The app is very simple and straightforward right now. It only has one screen with no user accounts. You simply go to the site, paste your JSON and receive a URL where it’ll be hosted.
Building the app was very similar to Rails experience. Amber has the good old MVC structure, and regularly spits out response in microseconds.
It took me some time to internalize that it is reporting things in microseconds. I kept comparing the response time of Amber app to a Rails app. This was a bit disappointing as I saw 300ms for Rails and 300 µs for Amber app.
Later when I looked closely at the unit of time did it all make sense.
Developing this app was a refreshing experience. I was concerned that strong typing will get in the way of productivity but it rarely happened. Although I did run into a weird bug which produced itself only on production, but that’s a story for another time.

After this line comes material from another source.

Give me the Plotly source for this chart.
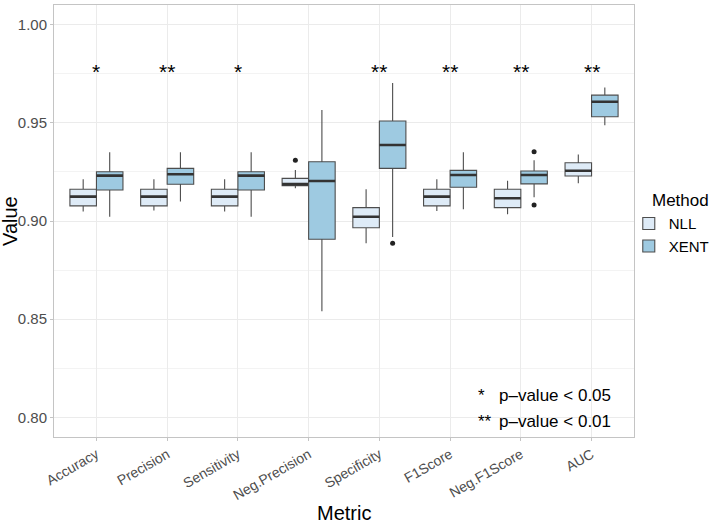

Yes, any post from a Rubyist trying out new frameworks and languages will invite speed comparison, but it’s true. Crystal is a blanzingly fast language and when deployed by creating an optimized binary, the response time is mind blowing.

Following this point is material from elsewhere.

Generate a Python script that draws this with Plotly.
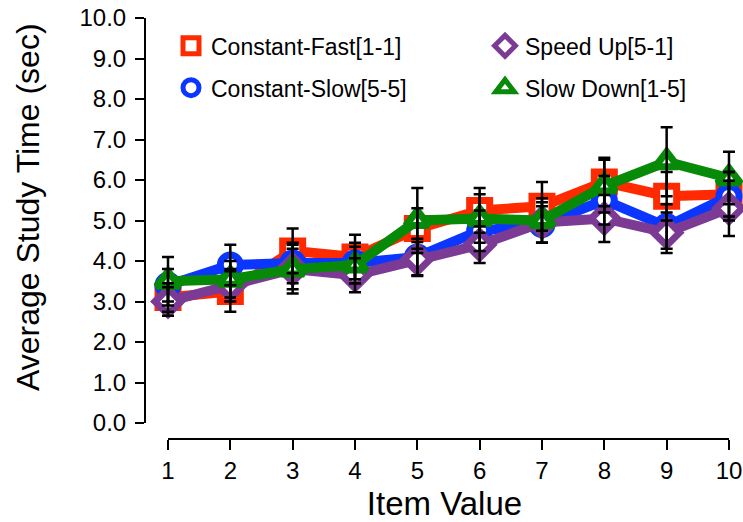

As I had said a few paragraphs ago, Amber is generating a response in less than 1 millisecond. Think about that! A similar Rails app deployed with MRI and passenger takes 200 milliseconds or so to generate a response.

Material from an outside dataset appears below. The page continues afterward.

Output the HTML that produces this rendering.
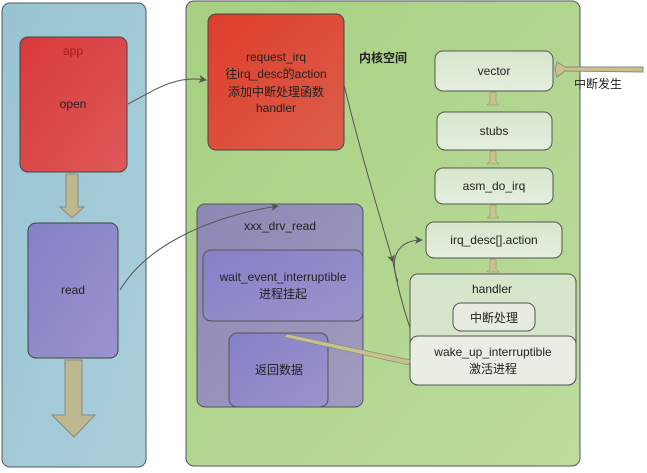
<!DOCTYPE html>
<html><head><meta charset="utf-8"><style>
html,body{margin:0;padding:0;background:#fff}
svg text{font-family:"Liberation Sans","Noto Sans CJK SC",sans-serif;font-size:12px;fill:#222;text-anchor:middle}
</style></head><body>
<svg width="647" height="468" viewBox="0 0 647 468" xmlns="http://www.w3.org/2000/svg">
<defs>
<linearGradient id="gb" x1="0" y1="0" x2="1" y2="1"><stop offset="0" stop-color="#98c4d2"/><stop offset="1" stop-color="#aacfdb"/></linearGradient>
<linearGradient id="gg" x1="0" y1="0" x2="1" y2="1"><stop offset="0" stop-color="#a7d082"/><stop offset="1" stop-color="#bcdc9c"/></linearGradient>
<linearGradient id="gr" x1="0" y1="0" x2="1" y2="1"><stop offset="0" stop-color="#d93a3c"/><stop offset="1" stop-color="#de5858"/></linearGradient>
<linearGradient id="gr2" x1="0" y1="0" x2="1" y2="1"><stop offset="0" stop-color="#de3e2a"/><stop offset="1" stop-color="#dc5e4c"/></linearGradient>
<linearGradient id="gp" x1="0" y1="0" x2="1" y2="1"><stop offset="0" stop-color="#8580c6"/><stop offset="1" stop-color="#9a94cc"/></linearGradient>
<linearGradient id="gc" x1="0" y1="0" x2="1" y2="1"><stop offset="0" stop-color="#8c88b4"/><stop offset="1" stop-color="#a09cbe"/></linearGradient>
<linearGradient id="gl" x1="0" y1="0" x2="0" y2="1"><stop offset="0" stop-color="#d8e6cc"/><stop offset="1" stop-color="#e4eede"/></linearGradient>
<marker id="ah" markerWidth="8" markerHeight="8" refX="7" refY="4" orient="auto" markerUnits="userSpaceOnUse"><path d="M0,0 L8,4 L0,8 L2,4 Z" fill="#555"/></marker>
</defs>
<rect x="2" y="3" width="144" height="464" rx="8" fill="url(#gb)" stroke="#556" stroke-width="1"/>
<rect x="186" y="1" width="394" height="465" rx="8" fill="url(#gg)" stroke="#556" stroke-width="1"/>
<rect x="20" y="37" width="107" height="135" rx="8" fill="url(#gr)" stroke="#444"/>
<text x="73" y="55" style="fill:#b01820">app</text>
<text x="73" y="108">open</text>
<path d="M66,174 h12 v33 h6 l-12,11 l-12,-11 h6 z" fill="#bdb88e" stroke="#888"/>
<rect x="28" y="223" width="90" height="135" rx="8" fill="url(#gp)" stroke="#444"/>
<text x="73" y="294">read</text>
<path d="M65,360 h17 v55 h13 l-21,22 l-22,-22 h13 z" fill="#bdb88e" stroke="#888"/>
<rect x="208" y="14" width="136" height="136" rx="8" fill="url(#gr2)" stroke="#444"/>
<text x="276" y="61">request_irq</text>
<text x="276" y="78">往irq_desc的action</text>
<text x="276" y="96">添加中断处理函数</text>
<text x="276" y="112">handler</text>
<text x="383" y="62" style="font-weight:bold;font-size:12px">内核空间</text>
<rect x="197" y="204" width="166" height="203" rx="8" fill="url(#gc)" stroke="#555"/>
<text x="280" y="230">xxx_drv_read</text>
<rect x="203" y="250" width="160" height="71" rx="8" fill="url(#gp)" stroke="#555"/>
<text x="283" y="281">wait_event_interruptible</text>
<text x="283" y="298">进程挂起</text>
<rect x="229" y="333" width="99" height="74" rx="8" fill="url(#gp)" stroke="#555"/>
<text x="279" y="374">返回数据</text>
<rect x="435" y="51" width="118" height="40" rx="8" fill="url(#gl)" stroke="#555"/>
<text x="494" y="75">vector</text>
<rect x="437" y="112" width="115" height="38" rx="8" fill="url(#gl)" stroke="#555"/>
<text x="494" y="135">stubs</text>
<rect x="435" y="168" width="118" height="36" rx="8" fill="url(#gl)" stroke="#555"/>
<text x="494" y="190">asm_do_irq</text>
<rect x="426" y="222" width="136" height="36" rx="8" fill="url(#gl)" stroke="#555"/>
<text x="494" y="244">irq_desc[].action</text>
<path d="M490,92 h6 v10 l3,3 h-12 l3,-3z M490,151 h6 v10 l3,3 h-12 l3,-3z M490,205 h6 v10 l3,3 h-12 l3,-3z M490,259 h6 v10 l3,3 h-12 l3,-3z" fill="#c9c28a" stroke="#888" stroke-width="0.5"/>
<rect x="410" y="274" width="166" height="111" rx="8" fill="#d7e5cb" stroke="#555"/>
<text x="492" y="293">handler</text>
<rect x="453" y="303" width="82" height="28" rx="8" fill="#e6ede0" stroke="#555"/>
<text x="494" y="322">中断处理</text>
<rect x="410" y="336" width="166" height="49" rx="8" fill="#e8eee4" stroke="#555"/>
<text x="493" y="356">wake_up_interruptible</text>
<text x="493" y="373">激活进程</text>
<path d="M643,67 L643,72 L565,71 L557,77 L555,69 L557,62 L565,67 Z" fill="#c9c28a" stroke="#888"/>
<text x="598" y="88" style="font-size:12px">中断发生</text>
<path d="M410,360 L287,334 L284,337 L409,365 Z" fill="#c9c28a" stroke="#888" stroke-width="0.7"/>
<g fill="none" stroke="#555" stroke-width="1">
<path d="M128,104 C155,90 175,75 206,80" marker-end="url(#ah)"/>
<path d="M120,290 C150,240 220,215 278,206" marker-end="url(#ah)"/>
<path d="M344,85 C360,150 375,200 393,262" marker-end="url(#ah)"/>
<path d="M393,262 C398,290 404,310 410,328"/>
<path d="M398,282 C388,255 400,240 422,240" marker-end="url(#ah)"/>
</g>
</svg>
</body></html>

Needless to say, Crystal (and Amber) is really giving us great speed with a pleasure to work with language.
“Fast as C, Slick as Ruby” is true!
Deployment experience very nice with Amber. You can build a binary to copy paste (or `scp`) to your server and it have all required files, and code to run the server. No need to install and maintain dependencies on your servers any more. This also helps us while sharing our app with others.
This is pretty similar to how Go lang does it deployment.
On top of manually building and deploying, Amber gives you some deploy recipes out of the box. Currently it supports Digital Ocean and Heroku, with support for AWS, Azure, GCP coming soon.
This is kind of like Capistrano integrated in framework itself with native support and the ability to spin up servers. Although, I didn’t use this feature as I wanted to experience the native way of deploying Amber/Crystal apps.
Stability can be measured on two different parameters — How stable is the server once deployed, and how stable is the framework/language in terms of incorporating breaking changes with new releases.
The servers seems to be very stable. I did some load testing on it and while Ruby/Node servers start responding slowly, I saw no such issue with Amber.
The framework and its APIs though are largely work in progress. I myself contributed a couple of commits to the framework and reading through the code and discussions shows you that the framework, and possible even the language, will have breaking changes in next releases.
To be fair I’ve used Amber v0.8.0 and Crystal v0.25.0 so these kinds of things are expected.
I am super excited about future of these two little technologies. Writing Crystal is a pleasure and it provides a lot of things which Ruby by its nature cannot. All Crystal (and Amber) now need is a serious corporate backing and they’ll explode in popularity.